Given request => Will you output all of the data below exactly, omitting the images?

Given material =>

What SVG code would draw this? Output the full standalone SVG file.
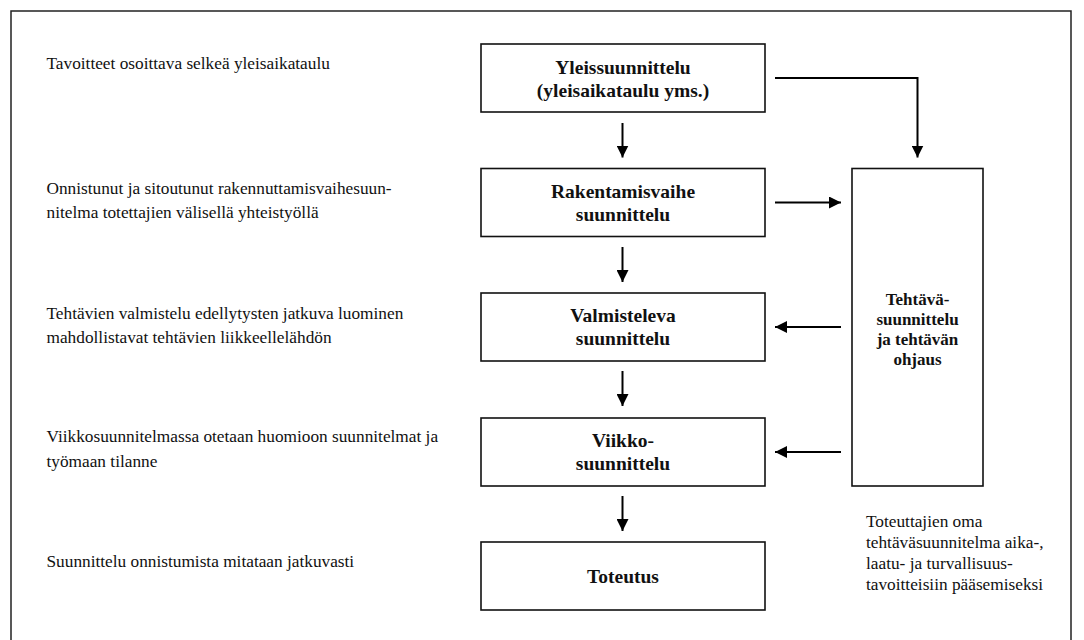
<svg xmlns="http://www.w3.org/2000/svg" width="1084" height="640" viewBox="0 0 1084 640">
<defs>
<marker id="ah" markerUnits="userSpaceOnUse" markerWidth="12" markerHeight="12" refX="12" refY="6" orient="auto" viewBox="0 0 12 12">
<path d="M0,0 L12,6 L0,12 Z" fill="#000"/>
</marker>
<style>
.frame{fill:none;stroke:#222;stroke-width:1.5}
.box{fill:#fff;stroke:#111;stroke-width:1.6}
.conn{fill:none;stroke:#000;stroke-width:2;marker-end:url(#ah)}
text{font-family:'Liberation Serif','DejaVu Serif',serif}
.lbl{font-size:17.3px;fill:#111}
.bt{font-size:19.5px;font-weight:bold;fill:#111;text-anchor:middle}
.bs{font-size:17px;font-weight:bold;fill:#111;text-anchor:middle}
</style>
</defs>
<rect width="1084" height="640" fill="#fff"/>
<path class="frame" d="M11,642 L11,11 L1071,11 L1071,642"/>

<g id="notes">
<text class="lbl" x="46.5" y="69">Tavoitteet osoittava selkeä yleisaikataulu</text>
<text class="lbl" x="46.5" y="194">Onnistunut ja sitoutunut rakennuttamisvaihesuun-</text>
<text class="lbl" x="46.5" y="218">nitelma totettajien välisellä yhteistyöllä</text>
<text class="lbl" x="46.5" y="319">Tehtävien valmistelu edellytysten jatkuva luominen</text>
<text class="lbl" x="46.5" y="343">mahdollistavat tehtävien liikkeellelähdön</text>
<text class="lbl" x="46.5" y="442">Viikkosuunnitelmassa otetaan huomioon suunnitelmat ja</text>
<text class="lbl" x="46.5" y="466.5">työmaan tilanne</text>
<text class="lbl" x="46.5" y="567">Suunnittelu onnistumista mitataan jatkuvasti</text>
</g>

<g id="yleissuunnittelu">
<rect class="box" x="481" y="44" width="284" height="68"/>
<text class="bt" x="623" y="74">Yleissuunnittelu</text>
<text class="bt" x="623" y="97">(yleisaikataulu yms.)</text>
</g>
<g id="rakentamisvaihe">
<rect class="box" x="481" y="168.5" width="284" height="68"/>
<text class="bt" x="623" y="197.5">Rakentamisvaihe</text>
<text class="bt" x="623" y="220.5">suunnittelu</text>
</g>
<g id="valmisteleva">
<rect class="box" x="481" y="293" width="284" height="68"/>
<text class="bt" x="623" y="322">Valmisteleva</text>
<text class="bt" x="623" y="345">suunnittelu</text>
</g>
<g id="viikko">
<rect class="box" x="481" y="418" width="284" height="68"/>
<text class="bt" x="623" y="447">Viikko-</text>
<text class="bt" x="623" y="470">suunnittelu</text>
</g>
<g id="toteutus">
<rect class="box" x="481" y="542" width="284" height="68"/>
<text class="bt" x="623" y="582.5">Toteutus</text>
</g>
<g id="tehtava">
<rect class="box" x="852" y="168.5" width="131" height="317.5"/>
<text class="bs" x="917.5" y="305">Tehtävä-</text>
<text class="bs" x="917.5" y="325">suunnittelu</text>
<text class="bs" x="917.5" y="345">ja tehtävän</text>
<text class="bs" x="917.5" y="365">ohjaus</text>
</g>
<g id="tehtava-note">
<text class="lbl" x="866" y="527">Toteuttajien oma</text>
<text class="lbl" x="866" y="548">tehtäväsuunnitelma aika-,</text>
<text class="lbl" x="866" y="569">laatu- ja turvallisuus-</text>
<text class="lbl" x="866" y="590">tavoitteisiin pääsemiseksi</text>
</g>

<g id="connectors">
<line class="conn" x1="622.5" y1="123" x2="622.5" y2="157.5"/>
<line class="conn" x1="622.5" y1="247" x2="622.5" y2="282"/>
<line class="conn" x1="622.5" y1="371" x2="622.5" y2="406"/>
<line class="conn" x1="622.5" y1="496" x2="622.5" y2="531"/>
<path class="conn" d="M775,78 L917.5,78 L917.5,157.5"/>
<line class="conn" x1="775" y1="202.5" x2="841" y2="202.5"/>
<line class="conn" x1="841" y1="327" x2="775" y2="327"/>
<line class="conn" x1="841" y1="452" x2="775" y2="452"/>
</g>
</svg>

Problem solution =>
What SVG code would draw this? Output the full standalone SVG file.
<svg xmlns="http://www.w3.org/2000/svg" width="1084" height="640" viewBox="0 0 1084 640">
<defs>
<marker id="ah" markerUnits="userSpaceOnUse" markerWidth="12" markerHeight="12" refX="12" refY="6" orient="auto" viewBox="0 0 12 12">
<path d="M0,0 L12,6 L0,12 Z" fill="#000"/>
</marker>
<style>
.frame{fill:none;stroke:#222;stroke-width:1.5}
.box{fill:#fff;stroke:#111;stroke-width:1.6}
.conn{fill:none;stroke:#000;stroke-width:2;marker-end:url(#ah)}
text{font-family:'Liberation Serif','DejaVu Serif',serif}
.lbl{font-size:17.3px;fill:#111}
.bt{font-size:19.5px;font-weight:bold;fill:#111;text-anchor:middle}
.bs{font-size:17px;font-weight:bold;fill:#111;text-anchor:middle}
</style>
</defs>
<rect width="1084" height="640" fill="#fff"/>
<path class="frame" d="M11,642 L11,11 L1071,11 L1071,642"/>

<g id="notes">
<text class="lbl" x="46.5" y="69">Tavoitteet osoittava selkeä yleisaikataulu</text>
<text class="lbl" x="46.5" y="194">Onnistunut ja sitoutunut rakennuttamisvaihesuun-</text>
<text class="lbl" x="46.5" y="218">nitelma totettajien välisellä yhteistyöllä</text>
<text class="lbl" x="46.5" y="319">Tehtävien valmistelu edellytysten jatkuva luominen</text>
<text class="lbl" x="46.5" y="343">mahdollistavat tehtävien liikkeellelähdön</text>
<text class="lbl" x="46.5" y="442">Viikkosuunnitelmassa otetaan huomioon suunnitelmat ja</text>
<text class="lbl" x="46.5" y="466.5">työmaan tilanne</text>
<text class="lbl" x="46.5" y="567">Suunnittelu onnistumista mitataan jatkuvasti</text>
</g>

<g id="yleissuunnittelu">
<rect class="box" x="481" y="44" width="284" height="68"/>
<text class="bt" x="623" y="74">Yleissuunnittelu</text>
<text class="bt" x="623" y="97">(yleisaikataulu yms.)</text>
</g>
<g id="rakentamisvaihe">
<rect class="box" x="481" y="168.5" width="284" height="68"/>
<text class="bt" x="623" y="197.5">Rakentamisvaihe</text>
<text class="bt" x="623" y="220.5">suunnittelu</text>
</g>
<g id="valmisteleva">
<rect class="box" x="481" y="293" width="284" height="68"/>
<text class="bt" x="623" y="322">Valmisteleva</text>
<text class="bt" x="623" y="345">suunnittelu</text>
</g>
<g id="viikko">
<rect class="box" x="481" y="418" width="284" height="68"/>
<text class="bt" x="623" y="447">Viikko-</text>
<text class="bt" x="623" y="470">suunnittelu</text>
</g>
<g id="toteutus">
<rect class="box" x="481" y="542" width="284" height="68"/>
<text class="bt" x="623" y="582.5">Toteutus</text>
</g>
<g id="tehtava">
<rect class="box" x="852" y="168.5" width="131" height="317.5"/>
<text class="bs" x="917.5" y="305">Tehtävä-</text>
<text class="bs" x="917.5" y="325">suunnittelu</text>
<text class="bs" x="917.5" y="345">ja tehtävän</text>
<text class="bs" x="917.5" y="365">ohjaus</text>
</g>
<g id="tehtava-note">
<text class="lbl" x="866" y="527">Toteuttajien oma</text>
<text class="lbl" x="866" y="548">tehtäväsuunnitelma aika-,</text>
<text class="lbl" x="866" y="569">laatu- ja turvallisuus-</text>
<text class="lbl" x="866" y="590">tavoitteisiin pääsemiseksi</text>
</g>

<g id="connectors">
<line class="conn" x1="622.5" y1="123" x2="622.5" y2="157.5"/>
<line class="conn" x1="622.5" y1="247" x2="622.5" y2="282"/>
<line class="conn" x1="622.5" y1="371" x2="622.5" y2="406"/>
<line class="conn" x1="622.5" y1="496" x2="622.5" y2="531"/>
<path class="conn" d="M775,78 L917.5,78 L917.5,157.5"/>
<line class="conn" x1="775" y1="202.5" x2="841" y2="202.5"/>
<line class="conn" x1="841" y1="327" x2="775" y2="327"/>
<line class="conn" x1="841" y1="452" x2="775" y2="452"/>
</g>
</svg>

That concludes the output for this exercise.